I doubt the verb "to type" will completely disappear, even though the typewriter is mostly a thing of the past. We still "dial" numbers on a phone even though phones no longer have dials. Which reminds me, I was at the New York Public Library a year or two ago and needed to use a pay phone because I had forgotten my cell. They still have a bank of wood-paneled phone booths on the ground floor of the NYPL with (at that time) rotary pay phones. I actually had to stare at the dial and think for a moment about how to work it. Couldn't remember the last time I used one.
Anyway, I happened to be at the library last week and noticed that they finally switched over to touch-tone phones. Sad in a way, but probably necessary.
That's a great pic, Jonathan. The fact they still have pay phones is interesting enough for me. I'd like my kids to see that and stand in a phone booth. I don't know where the nearest coin-operated phone is located. Question...where's the nearest coin-operated phone to everyone?
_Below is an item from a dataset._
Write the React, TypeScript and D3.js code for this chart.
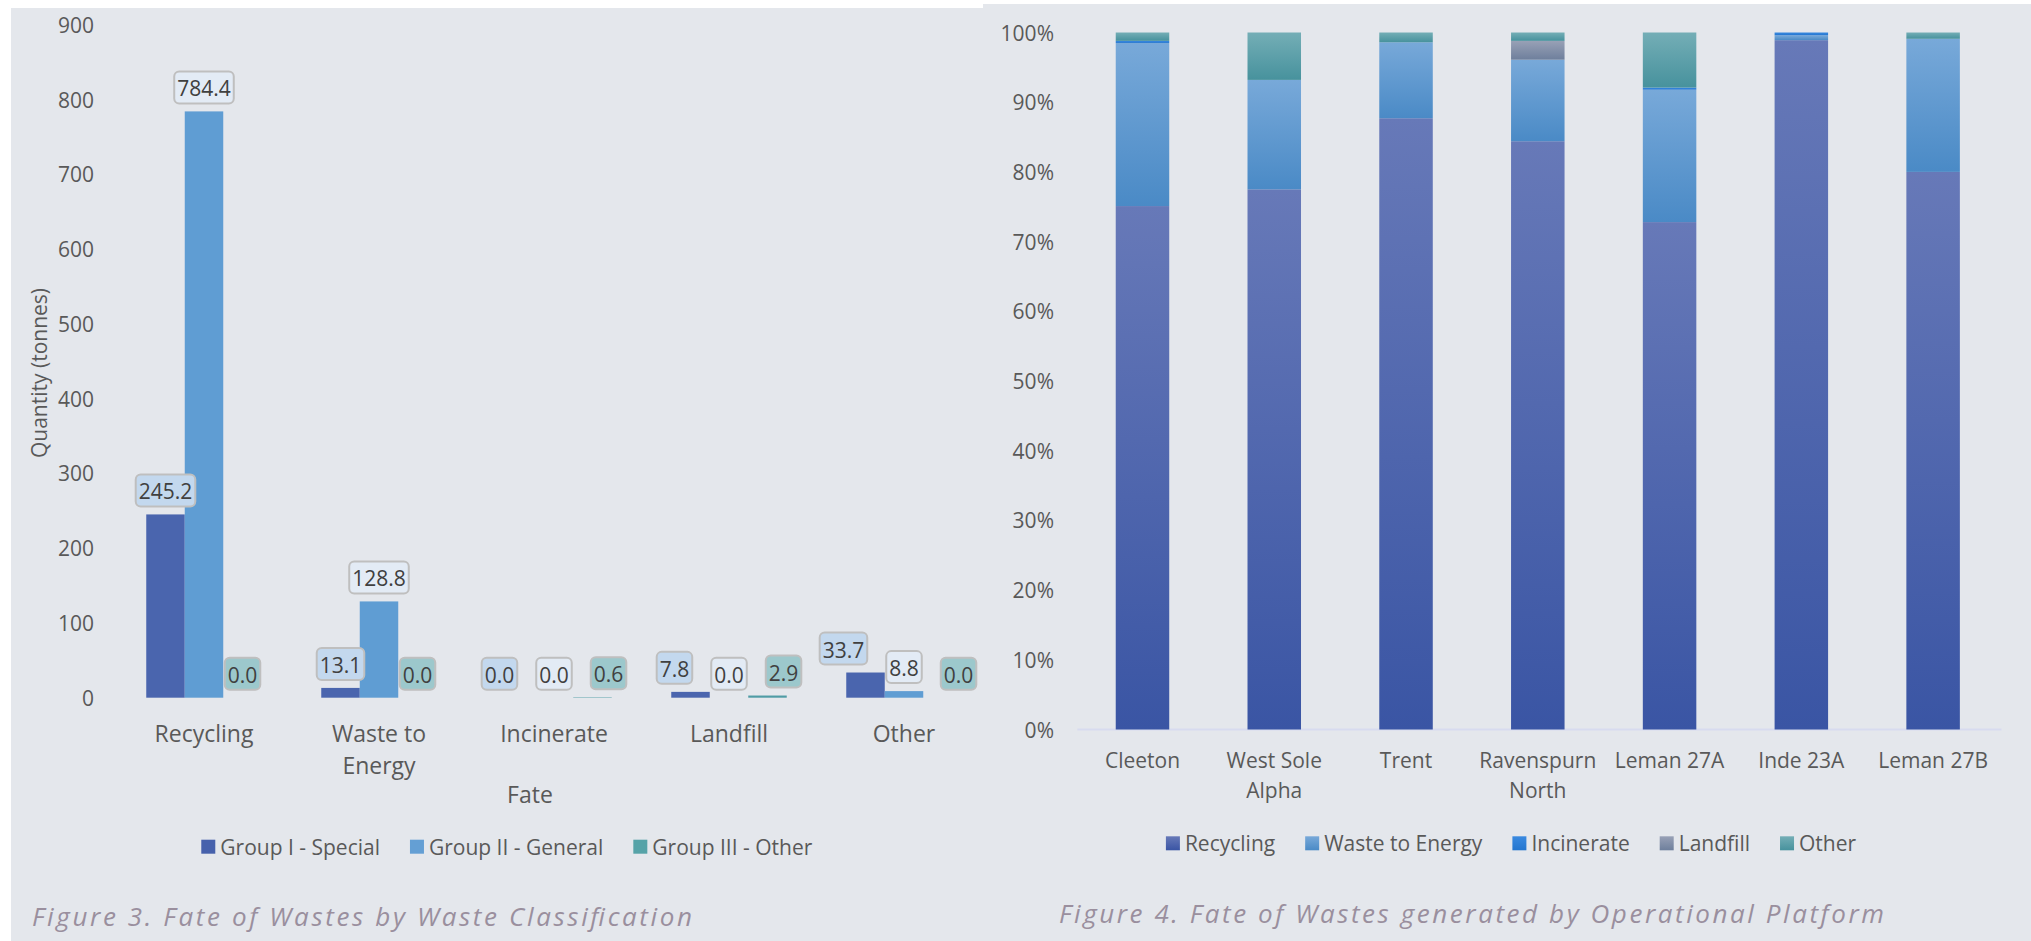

Back in the late 90s, when I was traveling extensively as a business consultant, the most common way to communicate in airport terminals was pay phones. I remember searching desperately for one that wasn't being used so I could check in with clients and voicemail.These days pay phone availability hardly scratches the surface of my consciousness, what with having a smart blackberry semi-permanently attached to my hip.
We still have plenty of street phones in New York, but they're mostly just advertising kiosks at this point:
But there are still a few old timers kicking around, like this one about ten blocks north of where I live:
I can't think of an outdoor payphone anywhere in Chicago. They are now removing all payphones from CTA (public transit) stations. I tried to use one a couple years ago - needed to call the friend who was picking me up at the other end and didn't have a cell with me. I didn't realize until it was too late that the CTA payphones only worked for collect calls. My friend ended up taking the call, which cost her $10 for about 25 seconds. Nice scam. Another time I knew there was a bank of payphones in one of the downtown hotels, went in and tried to use them - none of them worked. I still see payphones in airports - I assume they work?
>>When was the last time you sat down and composed a letter <<Last night, as a matter of fact. But I keyboarded it. (computer) My handwriting is terrible so I prefer writing letters on the computer and hand signing them before posting them. I usually make notes like this in greeting card form. I put a picture on the front, with the message inside.
I used to be a huge letter writer. I was constantly writing letters, by hand. Long, detailed letters. Then email was invented. Also relationships change, people get older, and for some reason it doesn't seem as critical to be laying out one's thoughts and feelings in long missives. There's no reason why that should be so; it wasn't in earlier eras. I just feel like it is so in this era.